Los días de esta pasión y muerte de la Iglesia –que coincidirán con el surgimiento del “falso Cristo”
(un Papa impostor) y la falsa Iglesia, y que será la antesala del
reinado terrible pero breve del Anticristo, constituyendo la llamada “gran tribulación”–
serán acortados; pero la Iglesia conocerá horas de tinieblas y de
horror semejantes a las de la pasión de Cristo, multiplicadas en el
tiempo, por cuanto que los miembros de la Iglesia no gozan de la
perfección y santidad de su Fundador. Mas al fin, renacerá la Iglesia
como en un Nuevo Pentecostés, sin arruga y sin mancilla, quitados ya del
mundo todos los obstáculos.
En la hora de las tinieblas de la
Iglesia no será tiempo de obrar sino de sufrir pasivamente, como lo
hiciera en su Pasión su Divino Fundador, y en esa agonía de la Iglesia
le asistirá para que no desfallezca, la compañía de la siempre
bienaventurada Virgen María, quien es Madre de la Iglesia.

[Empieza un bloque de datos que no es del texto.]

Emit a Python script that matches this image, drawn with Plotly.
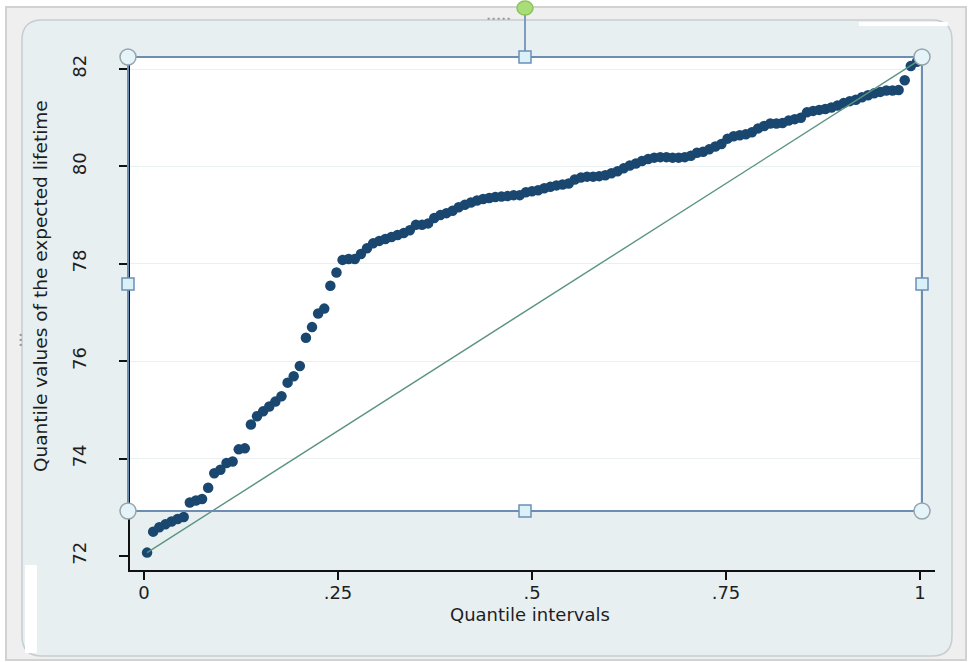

Recordamos una vez más las palabras de
Juan Pablo II en el año de 1980, en Fulda, Alemania Occidental, cuando
hablaba sobre el secreto de Fátima y en particular sobre el futuro de la
Iglesia:
“Con vuestra oración y la mía es
posible mitigar nuestra tribulación, pero no será posible evitarla,
porque sólo así la Iglesia podrá ser efectivamente renovada… cuántas
veces de la sangre ha brotado la renovación de la Iglesia. Esta vez
tampoco será de manera distinta. Debemos ser fuertes, prepararnos,
confiar en nuestro Señor y en su Madre Santísima y ser asiduos, muy
asiduos en el rezo del Santo Rosario.”
Hubo una criatura que estuvo al pie de
la cruz: María Santísima, nuestra Madre y la Madre de Dios. Por eso Ella
es la gran esperanza y el único remedio del poder de las tinieblas, el
consuelo tangible que nunca falta ni al alma ni a la Iglesia, y si María
Santísima acompañó a su Hijo en la cruz, nuestra bendita Madre, como
Corredentora, también estará ahora presente al pie de la cruz de su
Iglesia y con todos sus hijos, para ofrecernos la gran arca y refugio de
salvación para estos tiempos, que es Su Corazón Inmaculado.